**What is required:**
Print the lines of the listing below verbatim from its first line through the line bearing "import plotly.graph_objects as go". Any pictures are to be omitted.

= = =

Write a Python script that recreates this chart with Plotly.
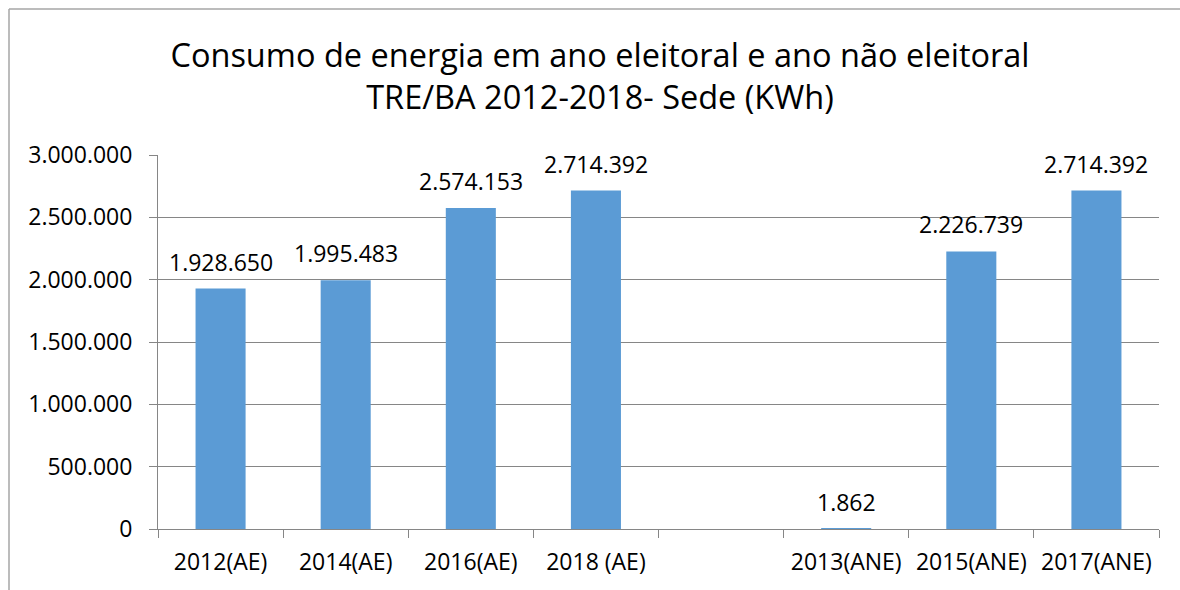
import plotly.graph_objects as go

categories = ["2012(AE)", "2014(AE)", "2016(AE)", "2018 (AE)", " ", "2013(ANE)", "2015(ANE)", "2017(ANE)"]
values = [1928650, 1995483, 2574153, 2714392, None, 1862, 2226739, 2714392]
y_ticks = [0, 500000, 1000000, 1500000, 2000000, 2500000, 3000000]

title_text = "Consumo de energia em ano eleitoral e ano não eleitoral<br>TRE/BA 2012-2018- Sede (KWh)"

FONT = "Open Sans"
GRID = "#868686"
W, H = 1180, 590
ML, MT = 158, 155
MR = W - 1159
MB = H - 529
pw, ph = W - ML - MR, H - MT - MB

fig = go.Figure()
fig.add_trace(go.Bar(x=categories, y=values, marker=dict(color="#5B9BD5", line=dict(width=0)),
                     hoverinfo="x+y"))

for c, v in zip(categories, values):
    if v is None:
        continue
    label = f"{v:,}".replace(",", ".")
    fig.add_annotation(x=c, y=v, text=label, showarrow=False, yanchor="middle", yshift=27,
                       font=dict(family=FONT, size=23, color="#000000"))

# outer chart border (only left and top edges fall inside the picture)
bx0 = (9 - ML) / pw
by1 = 1 + (MT - 9) / ph
fig.add_shape(type="line", xref="paper", yref="paper", x0=bx0, x1=bx0, y0=by1, y1=-1,
              line=dict(color="#A6A6A6", width=1.5), layer="below")
fig.add_shape(type="line", xref="paper", yref="paper", x0=bx0, x1=1.5, y0=by1, y1=by1,
              line=dict(color="#A6A6A6", width=1.5), layer="below")

fig.update_layout(
    width=W, height=H,
    margin=dict(l=ML, r=MR, t=MT, b=MB, autoexpand=False),
    paper_bgcolor="white", plot_bgcolor="white",
    separators=",.",
    bargap=0.6,
    showlegend=False,
    title=dict(text=title_text, x=600 / W, xanchor="center", xref="container",
               y=1 - 67 / H, yanchor="middle", yref="container",
               font=dict(family=FONT, size=32.5, color="#000000")),
    font=dict(family=FONT, size=23, color="#000000"),
)
fig.update_xaxes(type="category", categoryorder="array", categoryarray=categories,
                 showline=True, linecolor=GRID, linewidth=1,
                 ticks="outside", tickson="boundaries", ticklen=8, tickcolor=GRID,
                 tickfont=dict(family=FONT, size=23, color="#000000"),
                 ticklabelstandoff=12, showgrid=False, automargin=False)
fig.update_yaxes(range=[0, 3000000], tickvals=y_ticks, tickformat=",d",
                 showgrid=True, gridcolor=GRID, gridwidth=1,
                 showline=True, linecolor=GRID, linewidth=1,
                 ticks="outside", ticklen=8, tickcolor=GRID,
                 tickfont=dict(family=FONT, size=23, color="#000000"),
                 ticklabelstandoff=12, zeroline=False, automargin=False)

fig.write_html("out.html", config={"displayModeBar": False},
               post_script="document.body.style.margin='0';document.body.style.overflow='hidden';")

= = =

**Task answer:**
Write a Python script that recreates this chart with Plotly.
import plotly.graph_objects as go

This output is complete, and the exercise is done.